Paper Reading: Explainable Machine Learning in Deployment (2020)
by Umang Bhatt, Alice Xiang, Shubham Sharma, Adrian Weller, Ankur Taly, Yunhan Jia, Joydeep Ghosh, Ruchir Puri, José M. F. Moura, Peter Eckersley
At work, I know people who set a side an hour daily just reading and learning. I’m still trying to get into that routine. While I figure out my days, I thought I’d post on some papers I’ve read in the past year. This is a paper on Explainable Machine Learning, published in 2020 at the FAccT Conference. Below is what I found to be most interesting:
Abstract
Explainable machine learning offers the potential to provide stakeholders with insights into model behavior by using various methods such as feature importance scores, counterfactual explanations, or influential training data. Yet there is little understanding of how organizations use these methods in practice.
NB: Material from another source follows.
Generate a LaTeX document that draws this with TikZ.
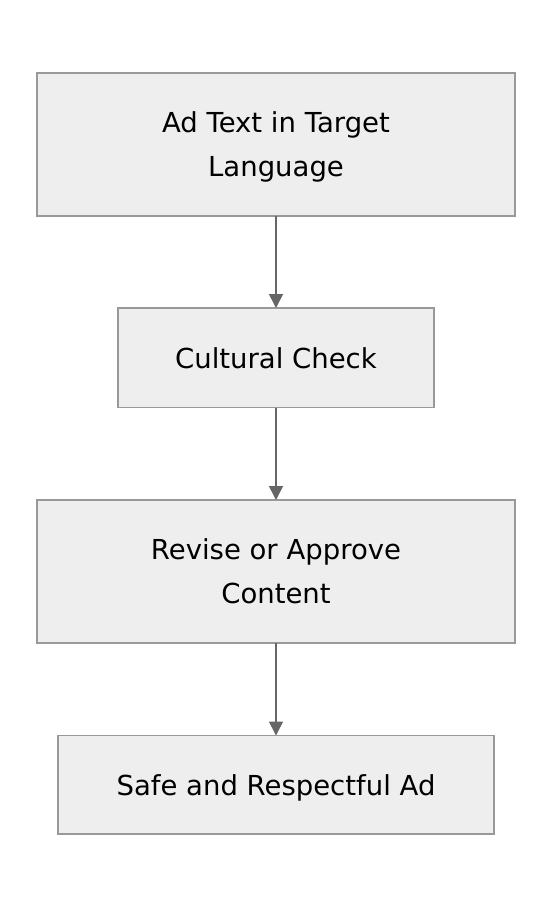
\documentclass[tikz,border=0pt]{standalone}
\usepackage{fontspec}
\setmainfont{DejaVu Sans}
\usetikzlibrary{arrows.meta}
\definecolor{boxfill}{HTML}{EEEEEE}
\definecolor{boxline}{HTML}{999999}
\definecolor{arrowcol}{HTML}{666666}
\tikzset{
  stepbox/.style={draw=boxline, fill=boxfill, line width=1.3pt, align=center,
    font=\fontsize{27.5}{44}\selectfont, inner sep=0pt, outer sep=0pt, text depth=0pt},
  flowarrow/.style={draw=arrowcol, line width=1.6pt,
    -{Triangle[width=14pt,length=14pt]}}
}
\begin{document}
\begin{tikzpicture}[x=1pt,y=1pt]
\useasboundingbox (0,0) rectangle (552,-908);
\fill[white] (0,0) rectangle (552,-908);
\node[stepbox, minimum width=478pt, minimum height=143pt] (a) at (276,-144.5) {Ad Text in Target\\Language};
\node[stepbox, minimum width=316pt, minimum height=99.5pt] (b) at (276,-357.75) {Cultural Check};
\node[stepbox, minimum width=478pt, minimum height=143pt] (c) at (276,-571.5) {Revise or Approve\\Content};
\node[stepbox, minimum width=436pt, minimum height=98.5pt] (d) at (276,-784.75) {Safe and Respectful Ad};
\draw[flowarrow] (a.south) -- (b.north);
\draw[flowarrow] (b.south) -- (c.north);
\draw[flowarrow] (c.south) -- (d.north);
\end{tikzpicture}
\end{document}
This study explores how organizations view and use explainability for stakeholder consumption. We find that, currently, the majority of deployments are not for end users affected by the model but rather for machine learning engineers, who use explainability to debug the model itself. There is thus a gap between explainability in practice and the goal of transparency, since explanations primarily serve internal stakeholders rather than external ones. Our study synthesizes the limitations of current explainability techniques that hamper their use for end users. To facilitate end user interaction, we develop a framework for establishing clear goals for explainability. We end by discussing concerns raised regarding explainability
Conclusion
We are the first, to our knowledge, to interview various organizations on how they deploy explainability in their ML workflows, concluding with salient directions for future research. We found that while ML engineers are increasingly using explainability techniques as sanity checks during the development process, there are still significant limitations to current techniques that prevent their use to directly inform end users. These limitations include the need for domain experts to evaluate explanations, the risk of spurious correlations reflected in model explanations, the lack of causal intuition, and the latency in computing and showing explanations in real-time. Future research should seek to address these limitations. We also highlighted the need for organizations to establish clear desiderata for their explanation techniques and to be cognizant of the concerns associated with explainability. Through this analysis, we take a step towards describing explainability deployment and hope that future research builds trustworthy explainability solutions.
Intro
Explanations can come in many forms: from telling patients which symptoms were indicative of a particular diagnosis [35] to helping factory workers analyze inefficiencies in a production pipeline [17].
One form of this would be to publish an algorithm’s code, though this type of transparency would not provide an intelligible explanation to most users. Another form would be to disclose properties of the training procedure and datasets used [39]. Users, however, are generally not equipped to be able to understand how raw data and code translate into benefits or harms that might affect them individually. By providing an explanation for how the model made a decision, explainability techniques seek to provide transparency directly targeted to human users, often aiming to increase trustworthiness [44].
Methodology
• We interview around twenty data scientists, who are not currently using explainability tools, to understand their organization’s needs for explainability.
• We interview around thirty different individuals on how their organizations have deployed explainability techniques, reporting case studies and takeaways for each technique.
• We suggest a framework for organizations to clarify their goals for deploying explainability
Findings
Trustworthiness refers to the extent to which stakeholders can reasonably trust a model’s outputs.
Transparency refers to attempts to provide stakeholders (particularly external stakeholders) with relevant information about how the model works: this includes documentation of the training procedure, analysis of training data distribution, code releases, feature-level explanations, etc.
Explainability refers to attempts to provide insights into a model’s behavior.
Stakeholders are the people who either want a model to be “explainable,” will consume the model explanation, or are affected by decisions made based on model output.
Practice refers to the real-world context in which the model has been deployed.
Local Explainability aims to explain the model’s behavior for a specific input.
Global Explainability attempts to understand the high-level concepts and reasoning used by a model.